A sentença do chamado caso tríplex gerou muita perplexidade no mundo jurídico. É um caso realmente único, em todos os aspectos. As audiências, as provas geradas consideradas ilícitas, a detenção do ex-presidente Lula na chamada condução coercitiva por seis horas sem justificativa e amparo legal, as escutas ilegais relacionadas aos advogados e a conversa do ex-presidente Lula com a então presidente Dilma Rousseff, a negativa de destruição dessas escutas, inclusive do escritório de advocacia que defende o presidente e dos 25 a 30 advogados que ali trabalham. Se fosse um juízo justo, geraria nulidade processual.

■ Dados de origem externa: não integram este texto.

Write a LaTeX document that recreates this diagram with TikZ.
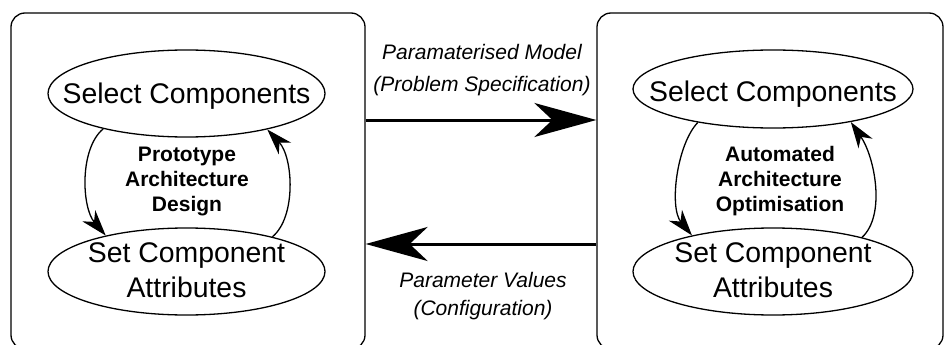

Fora isso, notamos nas 238 laudas da sentença que quase 20%  são dedicados à defesa, por parte do juiz da causa, do uso de um direito excepcional. Em vez de fundamentar as medidas e o porquê da condenação sem provas, Sergio Moro se dedicou a explicar porque é importante expandir o direito, a capacidade de punição, a capacidade investigatória. São vários os abusos do magistrado, como condução de audiências com evidente pré-julgamento, publicidade seletiva para a mídia, muitas vezes antes mesmo do conhecimento dos advogados de defesa. Também a negativa de acesso a documentos do processo, negação de ouvir testemunhas para a construção de provas, violações de princípios básicos de defesa, além de delações premiadas também escandalosas.

Com todos esses absurdos jurídicos, e sem que a Justiça brasileira tome providências, há possibilidade de se apelar a cortes internacionais?

Uma sensação é comum aos professores e conhecedores de direito de outros países que acompanham tanto o impeachment da presidente Dilma Rousseff, quanto o julgamento contra o ex-presidente Lula. É um escândalo absurdo não compreendido. Diante de tanta arbitrariedade do sistema de Justiça, os advogados do ex-presidente Lula já estão recorrendo a cortes internacionais, principalmente o comitê de direitos civis e políticos das Nações Unidas que acompanham esses casos. Sem dúvida mancha a imagem do país.

É muito desagradável para quem trabalha no direito ter que chegar ao ponto de responsabilizar setores da Justiça, tentar explicar que o Judiciário pode estar equivocado ou inclusive participando de uma trama que envolve amplamente a crise institucional e politica que atinge o nosso país de forma tão brutal. Não é agradável para quem respeita a democracia, as instituições e o estado de direito. Estamos vivendo uma sentença que é apenas uma peça dessa arquitetura toda que tenta tirar um candidato forte das eleições, que poderia barrar o desmonte constitucional e econômico do país. Isso tem ficado cada vez mais evidente.